Key results include:

  • Closed-form Detection Rates: The paper formulates detection rates using total variation distances and entropy measures. It also presents bounds on detection under worst-case assumptions about token distribution.
  • Coupling Strategy: The CC watermark, especially effective under arbitrary token distributions, is shown to achieve near-optimal detection probabilities. Importantly, this coupling includes both sequence-level and token-level analyses, with the former potentially benefitting significantly from small improvements at the token level compounded across larger token sequences.
  • Randomness Optimization: The paper explores how side-information and partition randomness should be coordinated, favoring certain structures over others to maximize detection accuracy — notably achieving enhanced performance for larger alphabets in side-information.

Practical Implications and Experimental Analysis

The practical implications of this theoretical work include improved designs for watermarking schemes within LLMs that do not significantly degrade output quality, thereby maintaining the model’s utility while embedding detectable signatures. The authors further support their theoretical claims with empirical assessments on both synthetic and real-world LLM datasets (e.g., WaterBench), comparing against established methodologies such as red-green watermarking.

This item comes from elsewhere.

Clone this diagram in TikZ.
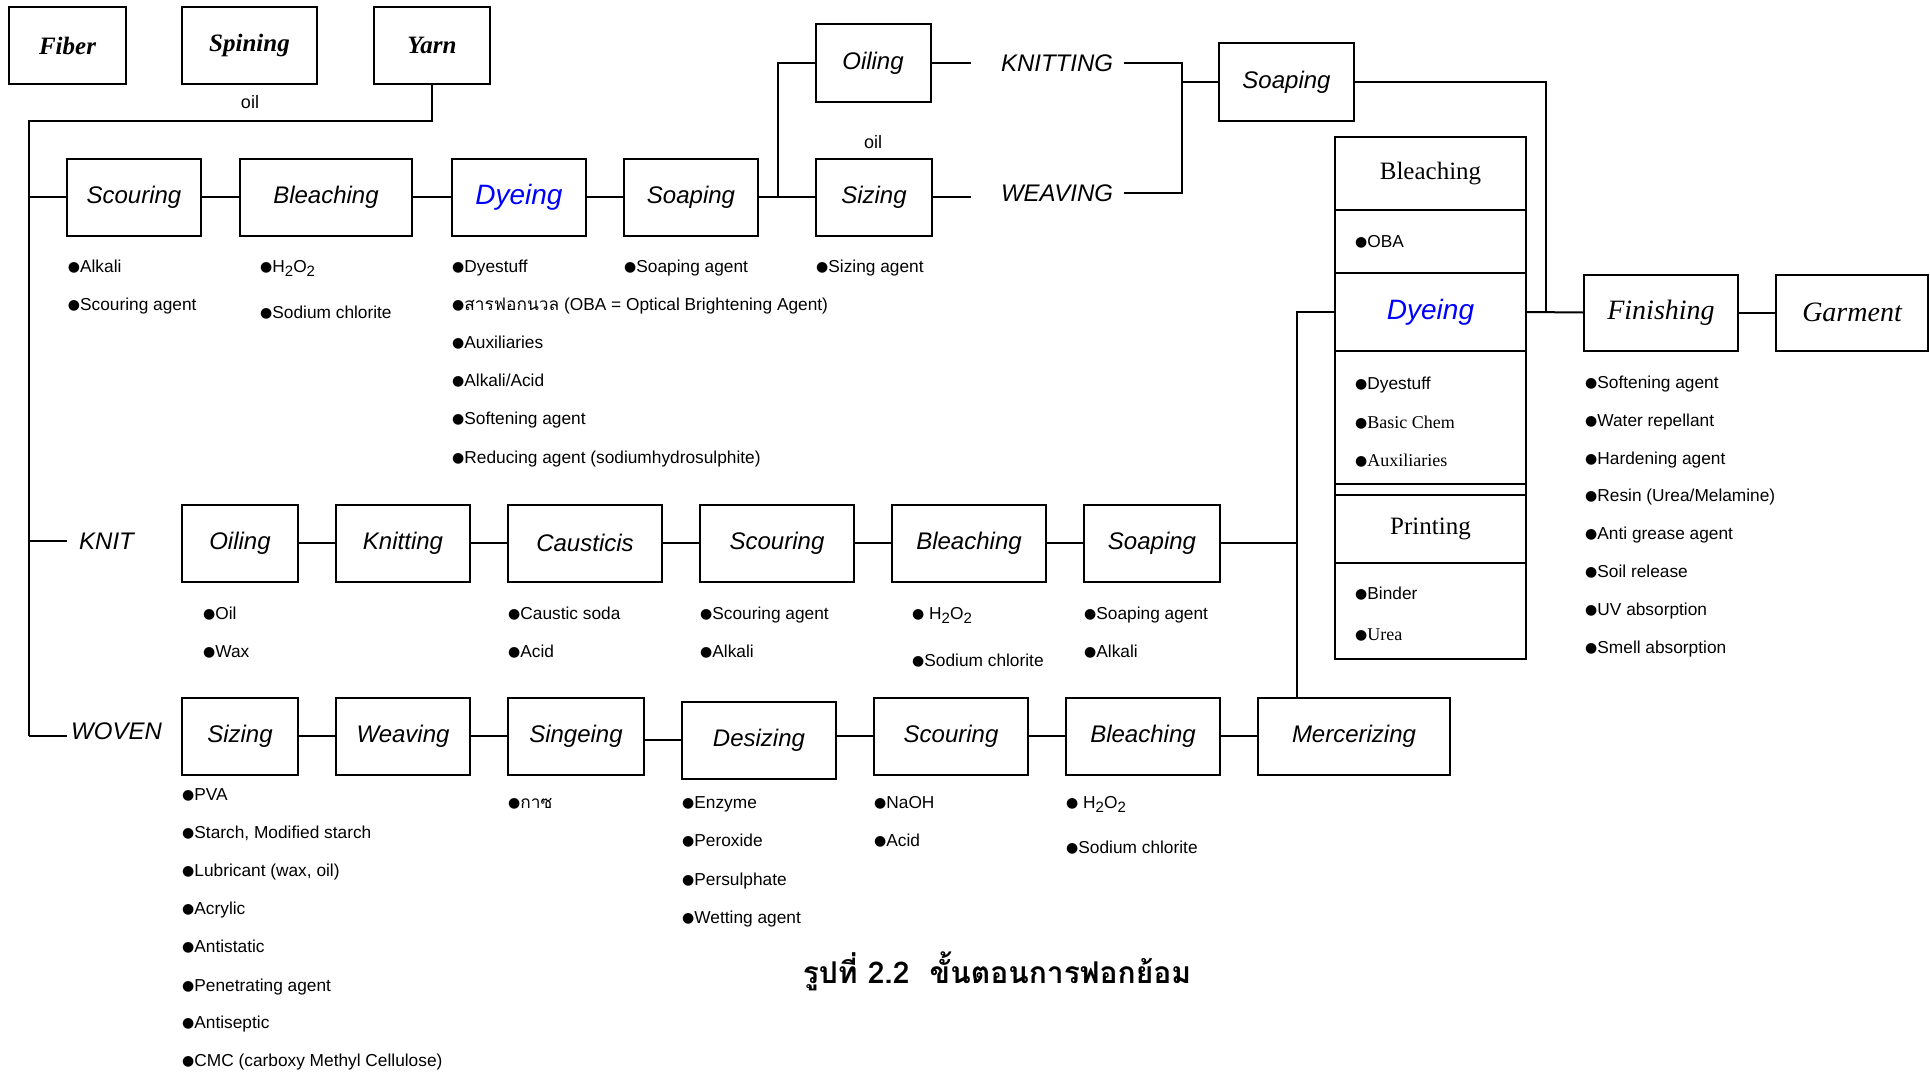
\documentclass[tikz,border=0pt]{standalone}
\usepackage{fontspec}
\setmainfont{Liberation Sans}
\newfontfamily\serifface{Liberation Serif}
\newfontfamily\symface{DejaVu Sans}
\newfontfamily\thaiface[Script=Thai]{Loma}
\usetikzlibrary{calc}

% font size helper (1pt = 1 output pixel)
\newcommand\fs[1]{\fontsize{#1}{#1}\selectfont}
% lowered, near full-size subscript digit
\newcommand\lowdig[1]{\raisebox{-4pt}{\fs{15}#1}}
% list bullet
\newcommand\bul{{\symface\fs{14}\raisebox{1pt}{●}}}
% one bullet line of a chemicals list
\newcommand\itm[3]{\node[item] (#1) at (#2) {\bul#3};}

\tikzset{
  ln/.style={line width=2pt},
  box/.style={draw, line width=2pt, inner sep=0pt, minimum height=77pt, font=\fs{24}\itshape},
  tbox/.style={draw, line width=2pt, inner sep=0pt, minimum height=77pt, font=\fs{25}\serifface\bfseries\itshape},
  sect/.style={draw, line width=2pt, inner sep=0pt, minimum width=191pt},
  item/.style={anchor=base west, inner sep=0pt, font=\fs{17.3}},
  sitem/.style={anchor=base west, inner sep=0pt, font=\fs{18}\serifface},
  lbl/.style={inner ysep=0pt, font=\fs{24}\itshape},
  small/.style={inner sep=0pt, font=\fs{18}},
}

\begin{document}
\begin{tikzpicture}[x=1pt,y=-1pt]
\useasboundingbox (0,0) rectangle (1930,1073);
\fill[white] (0,0) rectangle (1930,1073);

% ---------- fibre to yarn ----------
\node[tbox, minimum width=117pt] (fiber) at (67.5,45.5) {Fiber};
\node[tbox, minimum width=135pt] (spin) at (249.5,45.5) {Spining};
\node[tbox, minimum width=116pt] (yarn) at (432,45.5) {Yarn};
\node[small] (oilA) at (250,102) {oil};

\coordinate (tTop) at (29,121);
\coordinate (tBot) at (29,736);
\draw[ln] (yarn.south) |- (tTop) -- (tBot);

% ---------- yarn dyeing line ----------
\node[box, minimum width=134pt] (sc1) at (134,197) {Scouring};
\node[box, minimum width=172pt] (bl1) at (326,197) {Bleaching};
\node[box, minimum width=134pt, font=\fs{28}\itshape, text=blue] (dy1) at (519,197) {Dyeing};
\node[box, minimum width=134pt] (so1) at (691,197) {Soaping};
\node[box, minimum width=116pt] (sz1) at (874,197) {Sizing};
\node[box, minimum width=115pt] (oi1) at (873,63) {Oiling};
\node[small] (oilB) at (873,142) {oil};

\draw[ln] (sc1.west -| tTop) -- (sc1.west);
\draw[ln] (sc1) -- (bl1);
\draw[ln] (bl1) -- (dy1);
\draw[ln] (dy1) -- (so1);
\coordinate (j1) at (778,197);
\draw[ln] (so1.east) -- (j1) -- (sz1.west);
\draw[ln] (j1) |- (oi1.west);
\coordinate (oiEnd) at (971,63);
\coordinate (szEnd) at (971,197);
\draw[ln] (oi1.east) -- (oiEnd);
\draw[ln] (sz1.east) -- (szEnd);

\node[lbl, inner xsep=11pt] (knitting) at (1057,63) {KNITTING};
\node[lbl, inner xsep=11pt] (weaving) at (1057,193) {WEAVING};
\node[box, minimum width=135pt] (so2) at (1286.5,82) {Soaping};
\coordinate (j2) at (1182,82);
\draw[ln] (knitting.east) -| (j2) |- (weaving.east);
\draw[ln] (j2) -- (so2.west);

% ---------- bleaching / dyeing / printing stack ----------
\node[sect, minimum height=73pt, font=\fs{25}\serifface] (stBl) at (1430.5,173.5) {Bleaching};
\node[sect, minimum height=63pt] (stOba) at (1430.5,241.5) {};
\node[sect, minimum height=78pt, font=\fs{28}\itshape, text=blue] (stDy) at (1430.5,312) {Dyeing};
\node[sect, minimum height=133pt] (stDyL) at (1430.5,417.5) {};
\node[sect, minimum height=11pt] (stGap) at (1430.5,489.5) {};
\node[sect, minimum height=68pt, font=\fs{25}\serifface] (stPr) at (1430.5,529) {Printing};
\node[sect, minimum height=96pt] (stPrL) at (1430.5,611) {};

\itm{oba}{1355,247}{OBA}
\itm{sDye}{1355,389}{Dyestuff}
\node[sitem] (sBasic) at (1355,428) {\bul Basic Chem};
\node[sitem] (sAux) at (1355,466) {\bul Auxiliaries};
\itm{sBind}{1355,599}{Binder}
\node[sitem] (sUrea) at (1355,640) {\bul Urea};

% ---------- finishing ----------
\node[box, minimum width=154pt, minimum height=76pt, font=\fs{28}\serifface\itshape] (fin) at (1661,312.5) {Finishing};
\node[box, minimum width=152pt, minimum height=76pt, font=\fs{28}\serifface\itshape] (garm) at (1852,312.5) {Garment};
\coordinate (j3) at (1546,312);
\draw[ln] (so2.east) -| (j3);
\draw[ln] (stDy.east) -- (fin.west);
\draw[ln] (fin) -- (garm);

% ---------- knit line ----------
\node[lbl, anchor=west, inner xsep=12pt] (knit) at (67,541) {KNIT};
\draw[ln] (knit.west -| tTop) -- (knit.west);
\node[box, minimum width=116pt] (ko) at (240,543) {Oiling};
\node[box, minimum width=134pt] (kk) at (403,543) {Knitting};
\node[box, minimum width=154pt] (kc) at (585,543) {Causticis};
\node[box, minimum width=154pt] (ks) at (777,543) {Scouring};
\node[box, minimum width=154pt] (kb) at (969,543) {Bleaching};
\node[box, minimum width=136pt] (kso) at (1152,543) {Soaping};
\draw[ln] (ko) -- (kk);
\draw[ln] (kk) -- (kc);
\draw[ln] (kc) -- (ks);
\draw[ln] (ks) -- (kb);
\draw[ln] (kb) -- (kso);

% ---------- woven line ----------
\node[lbl, anchor=west, inner xsep=4pt] (woven) at (67,731) {WOVEN};
\draw[ln] (tBot) -- (tBot -| woven.west);
\node[box, minimum width=116pt] (ws) at (240,736) {Sizing};
\node[box, minimum width=134pt] (ww) at (403,736) {Weaving};
\node[box, minimum width=136pt] (wsi) at (576,736) {Singeing};
\node[box, minimum width=154pt] (wd) at (759,740) {Desizing};
\node[box, minimum width=154pt] (wsc) at (951,736) {Scouring};
\node[box, minimum width=154pt] (wb) at (1143,736) {Bleaching};
\node[box, minimum width=192pt] (merc) at (1354,736) {Mercerizing};
\draw[ln] (ws) -- (ww);
\draw[ln] (ww) -- (wsi);
\draw[ln] (wsi.east |- wd.west) -- (wd.west);
\draw[ln] (wd.east |- wsc.west) -- (wsc.west);
\draw[ln] (wsc) -- (wb);
\draw[ln] (wb) -- (merc);

\coordinate (j4) at (1297,312);
\draw[ln] (stDy.west) -- (j4) -- (j4 |- merc.north);
\draw[ln] (kso.east) -- (kso.east -| j4);

% ---------- chemicals: yarn line ----------
\itm{a1}{67.7,272}{Alkali}
\itm{a2}{67.7,310}{Scouring agent}
\itm{b1}{260,272}{H\lowdig{2}O\lowdig{2}}
\itm{b2}{260,318}{Sodium chlorite}
\itm{c1}{452,272}{Dyestuff}
\itm{c2}{452,310}{{\thaiface สารฟอกนวล} (OBA = Optical Brightening Agent)}
\itm{c3}{452,348}{Auxiliaries}
\itm{c4}{452,386}{Alkali/Acid}
\itm{c5}{452,424}{Softening agent}
\itm{c6}{452,463}{Reducing agent (sodiumhydrosulphite)}
\itm{d1}{624,272}{Soaping agent}
\itm{e1}{816,272}{Sizing agent}

% ---------- chemicals: knit line ----------
\itm{k1}{203,619}{Oil}
\itm{k2}{203,657}{Wax}
\itm{k3}{508,619}{Caustic soda}
\itm{k4}{508,657}{Acid}
\itm{k5}{700,619}{Scouring agent}
\itm{k6}{700,657}{Alkali}
\itm{k7}{912,619}{ H\lowdig{2}O\lowdig{2}}
\itm{k8}{912,666}{Sodium chlorite}
\itm{k9}{1084,619}{Soaping agent}
\itm{k10}{1084,657}{Alkali}

% ---------- chemicals: woven line ----------
\itm{w1}{182,800}{PVA}
\itm{w2}{182,838}{Starch, Modified starch}
\itm{w3}{182,876}{Lubricant (wax, oil)}
\itm{w4}{182,914}{Acrylic}
\itm{w5}{182,952}{Antistatic}
\itm{w6}{182,991}{Penetrating agent}
\itm{w7}{182,1028}{Antiseptic}
\itm{w8}{182,1066}{CMC (carboxy Methyl Cellulose)}
\itm{w9}{508,808}{{\thaiface กาซ}}
\itm{w10}{682,808}{Enzyme}
\itm{w11}{682,846}{Peroxide}
\itm{w12}{682,885}{Persulphate}
\itm{w13}{682,923}{Wetting agent}
\itm{w14}{874,808}{NaOH}
\itm{w15}{874,846}{Acid}
\itm{w16}{1066,808}{ H\lowdig{2}O\lowdig{2}}
\itm{w17}{1066,853}{Sodium chlorite}

% ---------- finishing agents ----------
\itm{f1}{1585,388}{Softening agent}
\itm{f2}{1585,426}{Water repellant}
\itm{f3}{1585,464}{Hardening agent}
\itm{f4}{1585,501}{Resin (Urea/Melamine)}
\itm{f5}{1585,539}{Anti grease agent}
\itm{f6}{1585,577}{Soil release}
\itm{f7}{1585,615}{UV absorption}
\itm{f8}{1585,653}{Smell absorption}

% ---------- caption ----------
\node[inner sep=0pt, font=\thaiface\bfseries\fs{30}] (cap) at (997,971) {รูปที่ 2.2\ \ ขั้นตอนการฟอกย้อม};
\end{tikzpicture}
\end{document}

Empirical findings indicate that their proposed scheme aligns closely with theoretical optima, showcasing improved detection without increased text distortions in several benchmark tests. Moreover, they provide a comprehensive analysis of the CC watermark's performance under sequential text generation scenarios, suggesting effective deployment in real-world AI models where sequential token sampling is predominant.

Future Directions and Speculation

Following their detailed examination of one-shot watermarking tactics, the authors advocate for extending these strategies to multi-token scenarios. Such a step would entail developing sophisticated detection mechanisms that can operate efficiently without explicit knowledge of token distributions. Furthermore, the paper proposes that future endeavors should explore robustness against adversarial modifications and advanced embedding techniques that preserve text quality across a broader spectrum of applications.

In the emerging landscape of AI and machine-generated content, these contributions provide a foundation for both further theoretical exploration and practical implementations, promoting sustainable and secure practices in the rapidly evolving field of machine learning and natural language processing.